RAICES provides a list of important immigration documents to keep safe in one location.

By Brianna Rodrigue

In May 2017, the Texas Legislature passed the SB4 law, which has affected immigrants in many cities. The law went into effect September 2017.

Geo Ordoñez, RAICES volunteer and internship coordinator, spoke to students, staff, faculty and people from the community during a Know Your Rights training session April 18.

She discussed how to deal with the SB4 law and U.S. Immigration and Customs Enforcement (ICE).

MOVE San Antonio partnered with RAICES to provide this session.

Ordoñez has worked for RAICES for three months.
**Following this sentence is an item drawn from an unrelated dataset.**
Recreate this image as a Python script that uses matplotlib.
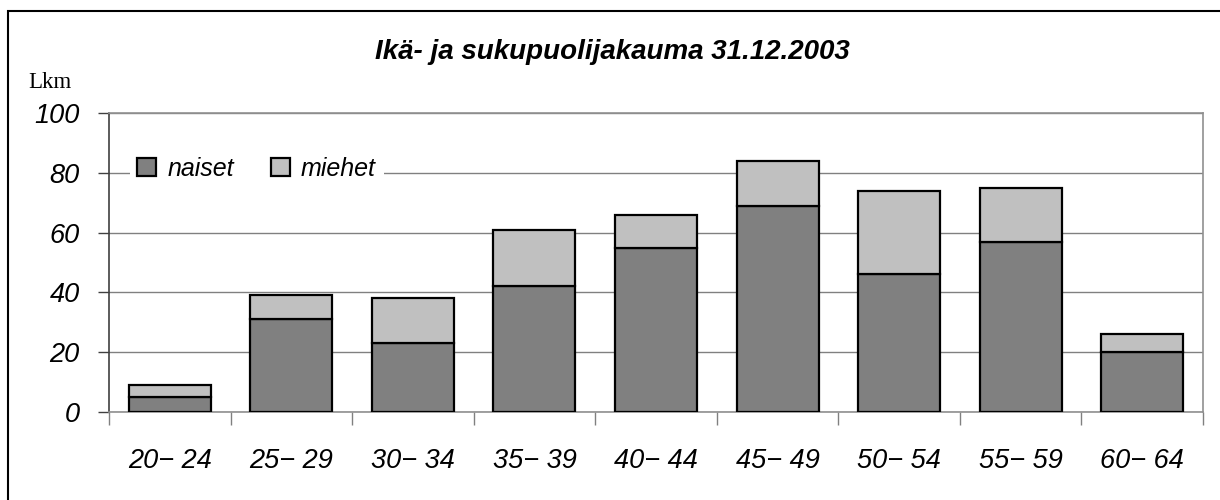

She wanted to work with RAICES to share her knowledge with others to keep them informed and help them “live happier lives.”

“Immigration has always been a big factor in my family’s lives,” she said. “Being only the second to graduate from college, I felt that I needed to dedicate myself to empowering members of my community.”

Ordoñez said SB4 allows law enforcement officers to question residents about immigration status.

She said to avoid driving to reduce the risk of getting pulled over.

Ways to reduce the risk of encountering police is to keep registration up to date, fix broken tail lights, obey traffic laws and keep all forms of identification.

If detained, don’t answer any questions about immigration status and ask for an immigration attorney.

“When it comes to police and ICE, police and ICE will assume you do not know your rights, but we are here to inform you of your rights,” she said.

It’s important to prepare for a situation when dealing with law enforcement and ICE by meeting with an immigration attorney, carry a valid immigration identification and to not commit any crimes.

“Consult with an attorney before anything happens,” she said. “Be honest and prepare to share all the details of your family’s situation.”

It will be a sensitive discussion, but it’s important to give information to the attorney, she said.

Ordoñez shared scenarios on what an undocumented individual should do if ICE knocked on their door.

First thing to do is not open the door. If family members are in the home, put them all in one room and have one member interact with ICE without opening the door.

Next, ask if they have a warrant signed by a judge. If they do, ask for them to slide the warrant under the door without opening it or show you the full paper through the window. ICE will not have a warrant sometimes, she said.

“What we see is that ICE has been using a warrant for one house and then they go show it to the next house,” Ordoñez said. “You want to see that your name is on it and that your correct address is on it. If any of the information is wrong, you at that point do not open the door.”

A warrant should have the name of the person being arrested, a judge’s signature, a dated signature and a stamp. A warrant will lead to an individual being detained. The bond can range from $1,000-$15,000, she said.

The next thing to do is to say nothing. Wait to speak to an attorney, she said.

It’s important to post the immigration attorney’s phone number somewhere in the house, memorize the number and keep the business card on hand. Also, leave the attorney’s number with a family member or a close friend. If detained, an individual’s cell phone will be taken away and an officer will most likely not give the individual access to the attorney’s number.

If detained, do not sign any documents without consulting an immigration attorney and do not lie.

“I know it can be scary, but the important thing is that when showing the police officer that you know your rights, you’re showing that you definitely know what is going on,” Ordoñez said.

Ordoñez said to keep every important immigration document in one safe place in the house for easy access in case of an emergency. Make sure everyone in the household knows where the documents are located. A checklist of important documents to keep together is here.

When it comes to seeing an altercation between a law enforcement officer and an individual, Ordoñez said to make eye contact with them, announce that filming will take place, call local immigration advocacy groups or hotlines, and do not interfere with the situation.

Ask or look for the name and badge number of the officer. Get a good look at both the officer and the individual’s face.

Ordoñez said people who are interested in learning more about their rights when encountering with law enforcement or ICE should reach out to RAICES and MOVE San Antonio.

“Knowing your rights in my opinion is one of the most productive ways to fight back and prepare for the future,” she said.

Another Know Your Rights training session will be 6-7:30 p.m. May 1 at RAICES Community Education Center, 802 Kentucky Ave.